Strategi menembus pasar bukan perihal ditariknya pemilih lawan—pemilih dari partai politik lain—atau warga yang selama ini tidak aktif dengan memberikan penawaran yang lebih baik atau baru, melainkan penggalian potensi yang sudah ada secara optimal, atau penggalian bagian yang dimiliki dalam kelompok target dimana keberhasilan telah diraih sebelumnya. Jadi, investasi yang diutamakan pada strategi ini haruslah dalam bidang kehumasan (public relation).

Kedua, strategi defensif. Strategi yang digunakan ini disebut sebagai strategi mempertahankan pasar. Strategi ini akan muncul kepermukaan dengan sendirinya, misalnya apabila partai pendukung pemerintah atau sebuah koalisi pemerintahan yang terdiri atas beberapa partai ingin mempertahankan mayoritas pemilihnya, atau apabila pangsa pasar pemilih yang ada ingin dipertahankan.. Cara yang digunakan bisa melalui memelihara pemilih yang ada dan memperkuat pemahaman para pemilih musiman (disloyal elector) mereka sebelumnya terhadap situasi yang berlangsung.

Jadi saat ini, tidak ada jalan lain bagi elit partai politik untuk menaikan popularitasnya di mata publik selain membanting stir dan segera merubah haluan mereka sebagai wakil rakyat. Mulai dari sekarang harusnya kembali menanamkan sensitivitas yang tinggi terhadap suara rakyat. Jika tidak, apatisme politik dari publik akan segera meningkat yang mengakibatkan kepercayaan publik (public trust) terhadap partai politik semakin rendah.

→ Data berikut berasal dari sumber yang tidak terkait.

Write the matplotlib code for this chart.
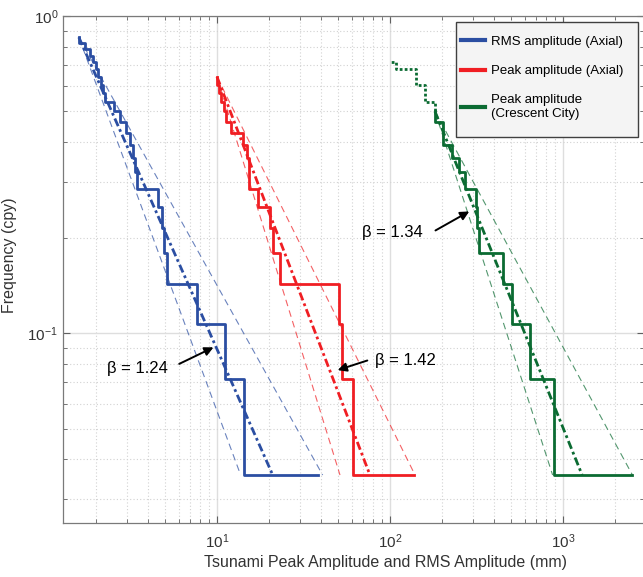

Hal itu disebabkan oleh sulitnya untuk mencari pola prilaku pemilih yang ada di Indonesia. Teori yang ada dalam studi politik pun terkadang tidak mampu memprediksikan dengan jelas. Padahal pola itu dibutuhkan untuk mencari format yang relatif baku dalam berdemokrasi di Indonesia, terutama dalam sistem perwakilan politik. Oleh karena itu, di negara ini untuk mencapai demokrasi sejati hanya angan-angan saja. Sehingga para teoritisi politik dan rakyatnya hanya baru bisa mimpi.